Note: Use of this option requires Onload.
See Onload Stack Names for more information.
Scope: context
Type: string
Default value: NULL
When to Set: Can only be set during object initialization.
Version: This option was implemented in UM 6.16.


onload_acceleration_stack_name (receiver)  <-

The stackname to use when creating an Onload transport data socket.
The stackname must be eight characters or less. Because this is a transport setting, the first receiver applies its configuration option setting, and other receivers that join the transport inherit the setting of the first source. To disable the stackname, set this option to NULL, which must be all uppercase.
Note: Use of this option requires Onload and applies to LBT-RM, LBT-RU, and TCP transports.
See Onload Stack Names for more information.
Scope: receiver
Type: string
Default value: NULL
When to Set: Can only be set during object initialization.
Version: This option was implemented in UM 6.5.


onload_acceleration_stack_name (source)  <-

The stackname to use when creating an Onload transport data socket.
The stackname must be eight characters or less. Because this is a transport setting, the first source applies its configuration option setting, and other sources that join the transport inherit the setting of the first source.
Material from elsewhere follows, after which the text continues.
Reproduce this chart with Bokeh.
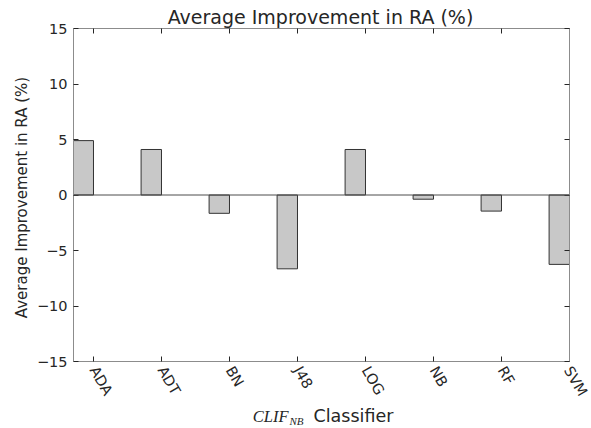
from bokeh.plotting import figure
from bokeh.layouts import column
from bokeh.models import (FixedTicker, LinearAxis, Span, Label, Range1d,
                          CustomJSTickFormatter, ColumnDataSource)
from bokeh.embed import file_html
from bokeh.resources import INLINE
import math

categories = ["ADA", "ADT", "BN", "J48", "LOG", "NB", "RF", "SVM"]
improvement = [4.9, 4.1, -1.65, -6.65, 4.1, -0.38, -1.45, -6.25]
y_ticks = [-15, -10, -5, 0, 5, 10, 15]

pos = list(range(1, len(categories) + 1))
bar_w = 0.3
src = ColumnDataSource(dict(
    x=[p_ - bar_w / 2 for p_ in pos],
    top=improvement,
    cat=categories,
))

FONT = "DejaVu Sans"
TXT = "#262626"
W, H = 590, 428
H1 = 405                              # main figure height; label strip below
FL, FR, FT, FB = 73, 569, 28, 361     # frame edges on the page
X0, X1, Y0, Y1 = 0.706, 8.0, -15, 15

p = figure(width=W, height=H1, output_backend="svg", toolbar_location=None,
           x_range=Range1d(X0, X1), y_range=Range1d(Y0, Y1),
           min_border_left=FL, min_border_right=W - FR, min_border_top=FT,
           min_border_bottom=H1 - FB, background_fill_color="white",
           border_fill_color="white", outline_line_color=None)
p.xgrid.visible = False
p.ygrid.visible = False

p.add_layout(Span(location=0, dimension="width", line_color="#4d4d4d", line_width=1))
p.vbar(x="x", top="top", bottom=0, width=bar_w, source=src,
       fill_color="#c8c8c8", line_color="#333333", line_width=1)

xt = FixedTicker(ticks=pos)
yt = FixedTicker(ticks=y_ticks)
fmt = CustomJSTickFormatter(code="return tick < 0 ? '\u2212' + Math.abs(tick) : String(tick);")

def style(ax, show_labels):
    ax.axis_line_color = "#8c8c8c"
    ax.major_tick_line_color = "#262626"
    ax.major_tick_in = 5
    ax.major_tick_out = 0
    ax.minor_tick_line_color = None
    ax.major_label_text_font = FONT
    ax.major_label_text_font_size = "14.5px"
    ax.major_label_text_color = TXT
    if not show_labels:
        ax.major_label_text_color = None
        ax.major_label_text_font_size = "1px"
        ax.major_label_standoff = 0

xa = p.xaxis[0]
xa.ticker = xt
xa.major_label_overrides = {i: c for i, c in zip(pos, categories)}
xa.major_label_orientation = -math.pi / 3
style(xa, True)
xa.major_label_standoff = 6

ya = p.yaxis[0]
ya.ticker = yt
ya.formatter = fmt
style(ya, True)
ya.major_label_standoff = 6

top_ax = LinearAxis(ticker=FixedTicker(ticks=pos))
style(top_ax, False)
p.add_layout(top_ax, "above")
right_ax = LinearAxis(ticker=FixedTicker(ticks=y_ticks))
style(right_ax, False)
p.add_layout(right_ax, "right")

def dx(px):
    return X0 + (px - FL) * (X1 - X0) / (FR - FL)

def dy(py):
    return Y1 - (py - FT) * (Y1 - Y0) / (FB - FT)

# Title (above panel) and y label (left panel), placed in data coordinates
p.add_layout(Label(x=dx(320), y=dy(16.5), text="Average Improvement in RA (%)",
                   text_align="center", text_baseline="alphabetic", text_font=FONT,
                   text_font_size="19px", text_color=TXT), "above")
p.add_layout(Label(x=dx(21), y=dy(197), text="Average Improvement in RA (%)",
                   angle=math.pi / 2, text_align="center", text_baseline="middle",
                   text_font=FONT, text_font_size="15px", text_color=TXT), "left")

# x-label strip: its frame is aligned with the main frame horizontally,
# its y data coordinates equal page pixels
q = figure(width=W, height=H - H1, output_backend="svg", toolbar_location=None,
           x_range=Range1d(X0, X1), y_range=Range1d(H, H1), title=None,
           x_axis_location=None, y_axis_location=None, min_border=0,
           background_fill_color="white", border_fill_color="white",
           outline_line_color=None)
q.xgrid.visible = False
q.ygrid.visible = False

def lab(x, y, text, **kw):
    q.add_layout(Label(x=dx(x), y=y, text=text, text_color=TXT, **kw))

lab(288, 420 - 4.5, "CLIF", text_align="right", text_baseline="alphabetic",
    text_font="Liberation Serif", text_font_style="italic", text_font_size="16.5px")
lab(289, 423 - 3.0, "NB", text_align="left", text_baseline="alphabetic",
    text_font="Liberation Serif", text_font_style="italic", text_font_size="11px")
lab(313, 420 - 4.8, "Classifier", text_align="left", text_baseline="alphabetic",
    text_font=FONT, text_font_size="17.5px")

open("out.html", "w").write(file_html(column(p, q, spacing=0), INLINE))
To disable the stackname, set this option to NULL, which must be all uppercase.
Note: Use of this option requires Onload and applies to LBT-RM, LBT-RU, and TCP transports.
See Onload Stack Names for more information.
Scope: source
Type: string
Default value: NULL
When to Set: Can only be set during object initialization.
Version: This option was implemented in UM 6.5.


UD Acceleration for Mellanox Hardware Interfaces  <-

UD (Unreliable Datagram) acceleration is a kernel-bypass technology that accelerates sending and receiving UDP traffic and operates with Mellanox 10-Gigabit Ethernet or InfiniBand adapter cards for 64-bit Linux on X86 platforms.

UD acceleration does not support fragmentation and reassembly, so do not send messages larger than the MTU size configured on the Mellanox interface.

UD acceleration is available for the following Ultra Messaging transport types:

  • LBT-RM (UDP-based reliable multicast)
  • LBT-RU (UDP-based reliable unicast)
  • Multicast Immediate Messaging
  • Multicast Topic Resolution

To use UD acceleration, perform the following steps:

  1. Install the Mellanox NIC.
  2. Install the VMA package, which is part of the UD acceleration option .
  3. Include the appropriate transport acceleration options in your Ultra Messaging Configuration File.
  4. Set option transport_*_datagram_max_size and option resolver_datagram_max_size (context) to a value of no more than 28 bytes smaller than the Mellanox interface's configured MTU size.

Users of UD acceleration are advised to make use of Dynamic Fragmentation Reduction.


Reference  <-


resolver_ud_acceleration (context)  <-

Flag indicating if Accelerated Multicast is enabled for Topic Resolution. Accelerated Multicast requires Mellanox InfiniBand or 10 Gigabit Ethernet hardware.
UD Acceleration of topic resolution relies on hardware-supported loopback, which InfiniBand provides, but which the 10 Gigabit Ethernet ConnectX hardware does not.
Note: If 10 Gigabit Ethernet ConnectX hardware is used and multiple UM contexts are desired on the host, this option must be disabled.
Scope: context
Type: int
When to Set: Can only be set during object initialization.
Version: This option was implemented in LBM 5.2.

Value Description
1

Accelerated Topic Resolution is enabled.

0 Accelerated Topic Resolution is not enabled. Default for all.


ud_acceleration (context)  <-

Flag indicating if Accelerated Multicast is enabled for LBT-RM.
Accelerated Multicast requires InfiniBand or 10 Gigabit Ethernet hardware and the purchase and installation of the Ultra Messaging Accelerated Multicast Module. See your Ultra Messaging representative for licensing specifics.
Scope: context
Type: int
When to Set: Can only be set during object initialization.
Version: This option was implemented in LBM 4.1.

Value Description
1

Accelerated Multicast is enabled.

0 Accelerated Multicast is not enabled. Default for all.